Love at a bank

The operation of financial institutions is unimaginable without the people who work in them. Their professional – and often also private – lives are recounted in the personal files that have survived to this day in the CNB Archive. These files are one of its lesser-known treasures, awaiting more extensive use, particularly for genealogical research.

The files contain the life stories of forgotten figures from the world of banking. Among other things, they reveal tales of love that blossomed within the walls of financial institutions. On the occasion of St Valentine's Day, we present one such story.

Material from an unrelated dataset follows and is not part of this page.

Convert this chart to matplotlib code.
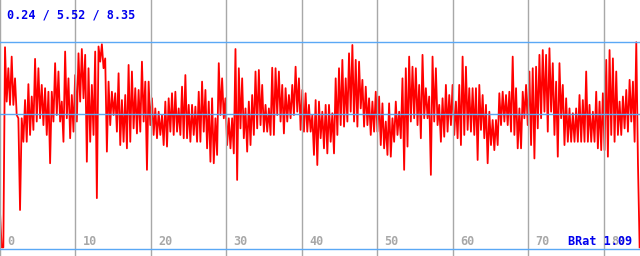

More than a century ago, women began working in banks. Among the first generation of female bank clerks was Pavla Patočková, the daughter of a shopkeeper from Kostelec nad Černými lesy and the central figure of our story. She joined the Vienna branch of Živnostenská banka during the war in 1916 at just sixteen years of age. After the war, she transferred to the bank's headquarters in Prague. Like more than half of the women employed by Živnostenská banka at the time, she met her future husband there: František Ptáček, the son of a widowed fruit merchant who traded on Prague's Ovocný trh square.

For today's reader, it may come as a surprise that, under the bank's service regulations, employees planning to marry were required to notify the bank's management and obtain its permission. This was only granted to clerks who were considered financially secure. František, who had worked at the bank for eleven years and, as head of the registry, earned a salary that met the required standard, received approval almost immediately.

For Pavla, however, love sealed by marriage marked a turning point. Upon marrying, she had to leave Živnostenská banka voluntarily, as married women were not permitted to work there at that time.

According to the documents in her personal file, the couple were married in Kostelec nad Černými lesy on 14 July 1924, and within a year they welcomed the first of their three daughters.

As the documents preserved in the CNB Archive show, much has changed in banking regulations over the past century. Yet just as in the past, so too today, personal files may still conceal stories of love.